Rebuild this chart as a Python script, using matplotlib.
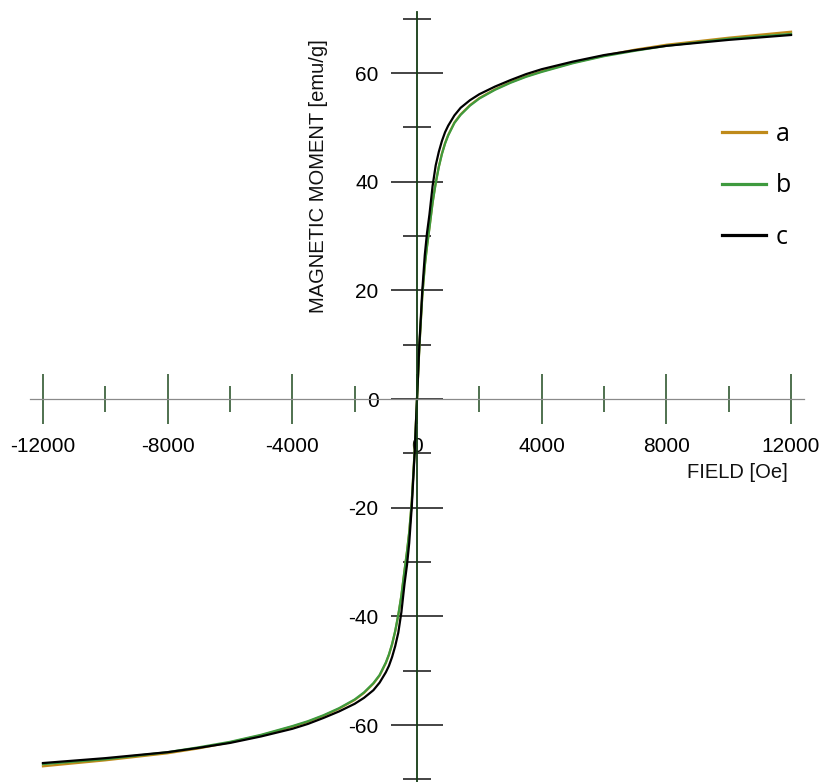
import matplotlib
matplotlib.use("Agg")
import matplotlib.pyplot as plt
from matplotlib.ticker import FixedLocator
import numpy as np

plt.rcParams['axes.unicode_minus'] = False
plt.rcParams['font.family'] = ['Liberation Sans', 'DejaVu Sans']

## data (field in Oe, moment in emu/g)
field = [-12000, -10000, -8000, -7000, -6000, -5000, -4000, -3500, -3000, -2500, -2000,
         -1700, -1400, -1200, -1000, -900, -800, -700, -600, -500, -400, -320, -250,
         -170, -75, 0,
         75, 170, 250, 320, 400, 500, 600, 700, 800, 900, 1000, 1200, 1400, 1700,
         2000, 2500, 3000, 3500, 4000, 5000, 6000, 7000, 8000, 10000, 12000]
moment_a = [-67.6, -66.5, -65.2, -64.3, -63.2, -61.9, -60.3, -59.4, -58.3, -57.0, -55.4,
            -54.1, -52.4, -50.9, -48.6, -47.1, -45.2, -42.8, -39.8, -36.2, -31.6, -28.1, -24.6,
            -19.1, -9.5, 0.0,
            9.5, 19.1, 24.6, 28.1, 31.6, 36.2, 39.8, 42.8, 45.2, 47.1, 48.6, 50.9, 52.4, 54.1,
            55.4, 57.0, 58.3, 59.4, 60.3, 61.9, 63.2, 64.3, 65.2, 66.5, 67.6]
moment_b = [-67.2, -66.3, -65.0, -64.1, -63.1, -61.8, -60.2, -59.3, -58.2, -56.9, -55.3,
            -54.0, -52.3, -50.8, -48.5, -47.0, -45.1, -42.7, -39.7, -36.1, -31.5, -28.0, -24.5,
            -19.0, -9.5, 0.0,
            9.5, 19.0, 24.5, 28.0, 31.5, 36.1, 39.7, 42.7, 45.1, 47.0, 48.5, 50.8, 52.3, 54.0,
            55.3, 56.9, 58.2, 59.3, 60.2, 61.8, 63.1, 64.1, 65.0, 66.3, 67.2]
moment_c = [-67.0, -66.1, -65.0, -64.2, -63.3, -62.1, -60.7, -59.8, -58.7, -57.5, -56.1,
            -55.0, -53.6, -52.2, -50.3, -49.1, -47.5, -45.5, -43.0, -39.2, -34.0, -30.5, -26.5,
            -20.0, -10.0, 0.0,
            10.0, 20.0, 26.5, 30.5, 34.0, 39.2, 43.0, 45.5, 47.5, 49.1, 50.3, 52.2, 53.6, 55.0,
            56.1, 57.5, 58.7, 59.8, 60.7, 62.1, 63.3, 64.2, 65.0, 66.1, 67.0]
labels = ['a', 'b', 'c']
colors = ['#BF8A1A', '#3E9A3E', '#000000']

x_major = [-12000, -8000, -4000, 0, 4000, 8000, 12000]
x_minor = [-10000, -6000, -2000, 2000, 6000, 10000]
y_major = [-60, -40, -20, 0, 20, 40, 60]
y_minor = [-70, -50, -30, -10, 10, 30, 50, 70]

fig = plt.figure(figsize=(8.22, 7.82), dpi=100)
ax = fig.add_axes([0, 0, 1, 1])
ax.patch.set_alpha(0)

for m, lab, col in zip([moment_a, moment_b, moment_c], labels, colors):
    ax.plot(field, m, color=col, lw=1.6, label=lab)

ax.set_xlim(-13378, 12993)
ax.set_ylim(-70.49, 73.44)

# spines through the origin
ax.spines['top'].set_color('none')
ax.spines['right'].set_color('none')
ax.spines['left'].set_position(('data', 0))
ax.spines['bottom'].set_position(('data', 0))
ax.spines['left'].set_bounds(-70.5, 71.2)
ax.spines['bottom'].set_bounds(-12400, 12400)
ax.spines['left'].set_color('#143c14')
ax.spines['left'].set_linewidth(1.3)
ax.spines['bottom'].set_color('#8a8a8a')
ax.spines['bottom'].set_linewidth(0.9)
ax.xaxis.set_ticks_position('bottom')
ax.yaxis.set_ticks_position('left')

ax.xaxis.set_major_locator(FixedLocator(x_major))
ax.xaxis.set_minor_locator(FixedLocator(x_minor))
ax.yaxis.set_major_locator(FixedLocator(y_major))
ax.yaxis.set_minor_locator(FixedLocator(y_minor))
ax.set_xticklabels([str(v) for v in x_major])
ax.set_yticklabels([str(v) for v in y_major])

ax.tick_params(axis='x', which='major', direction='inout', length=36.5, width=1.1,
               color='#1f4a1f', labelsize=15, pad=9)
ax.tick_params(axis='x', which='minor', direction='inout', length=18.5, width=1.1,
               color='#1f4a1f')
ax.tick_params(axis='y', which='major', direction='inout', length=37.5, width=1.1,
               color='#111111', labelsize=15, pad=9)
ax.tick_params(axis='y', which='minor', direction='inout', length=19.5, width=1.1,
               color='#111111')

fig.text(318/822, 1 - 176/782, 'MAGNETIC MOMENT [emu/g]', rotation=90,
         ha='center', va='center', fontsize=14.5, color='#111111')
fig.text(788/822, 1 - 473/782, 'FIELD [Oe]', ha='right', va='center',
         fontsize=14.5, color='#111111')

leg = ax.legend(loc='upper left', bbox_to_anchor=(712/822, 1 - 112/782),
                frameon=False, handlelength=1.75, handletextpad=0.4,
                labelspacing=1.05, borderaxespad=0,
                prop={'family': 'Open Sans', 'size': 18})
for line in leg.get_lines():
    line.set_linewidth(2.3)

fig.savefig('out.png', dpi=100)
----------------------------------------
What is needed: Repeat the listing above from its first line through the line that contains "ax.patch.set_alpha(0)", both included, and nothing more. Drop the pictures.

Written solution:
Rebuild this chart as a Python script, using matplotlib.
import matplotlib
matplotlib.use("Agg")
import matplotlib.pyplot as plt
from matplotlib.ticker import FixedLocator
import numpy as np

plt.rcParams['axes.unicode_minus'] = False
plt.rcParams['font.family'] = ['Liberation Sans', 'DejaVu Sans']

## data (field in Oe, moment in emu/g)
field = [-12000, -10000, -8000, -7000, -6000, -5000, -4000, -3500, -3000, -2500, -2000,
         -1700, -1400, -1200, -1000, -900, -800, -700, -600, -500, -400, -320, -250,
         -170, -75, 0,
         75, 170, 250, 320, 400, 500, 600, 700, 800, 900, 1000, 1200, 1400, 1700,
         2000, 2500, 3000, 3500, 4000, 5000, 6000, 7000, 8000, 10000, 12000]
moment_a = [-67.6, -66.5, -65.2, -64.3, -63.2, -61.9, -60.3, -59.4, -58.3, -57.0, -55.4,
            -54.1, -52.4, -50.9, -48.6, -47.1, -45.2, -42.8, -39.8, -36.2, -31.6, -28.1, -24.6,
            -19.1, -9.5, 0.0,
            9.5, 19.1, 24.6, 28.1, 31.6, 36.2, 39.8, 42.8, 45.2, 47.1, 48.6, 50.9, 52.4, 54.1,
            55.4, 57.0, 58.3, 59.4, 60.3, 61.9, 63.2, 64.3, 65.2, 66.5, 67.6]
moment_b = [-67.2, -66.3, -65.0, -64.1, -63.1, -61.8, -60.2, -59.3, -58.2, -56.9, -55.3,
            -54.0, -52.3, -50.8, -48.5, -47.0, -45.1, -42.7, -39.7, -36.1, -31.5, -28.0, -24.5,
            -19.0, -9.5, 0.0,
            9.5, 19.0, 24.5, 28.0, 31.5, 36.1, 39.7, 42.7, 45.1, 47.0, 48.5, 50.8, 52.3, 54.0,
            55.3, 56.9, 58.2, 59.3, 60.2, 61.8, 63.1, 64.1, 65.0, 66.3, 67.2]
moment_c = [-67.0, -66.1, -65.0, -64.2, -63.3, -62.1, -60.7, -59.8, -58.7, -57.5, -56.1,
            -55.0, -53.6, -52.2, -50.3, -49.1, -47.5, -45.5, -43.0, -39.2, -34.0, -30.5, -26.5,
            -20.0, -10.0, 0.0,
            10.0, 20.0, 26.5, 30.5, 34.0, 39.2, 43.0, 45.5, 47.5, 49.1, 50.3, 52.2, 53.6, 55.0,
            56.1, 57.5, 58.7, 59.8, 60.7, 62.1, 63.3, 64.2, 65.0, 66.1, 67.0]
labels = ['a', 'b', 'c']
colors = ['#BF8A1A', '#3E9A3E', '#000000']

x_major = [-12000, -8000, -4000, 0, 4000, 8000, 12000]
x_minor = [-10000, -6000, -2000, 2000, 6000, 10000]
y_major = [-60, -40, -20, 0, 20, 40, 60]
y_minor = [-70, -50, -30, -10, 10, 30, 50, 70]

fig = plt.figure(figsize=(8.22, 7.82), dpi=100)
ax = fig.add_axes([0, 0, 1, 1])
ax.patch.set_alpha(0)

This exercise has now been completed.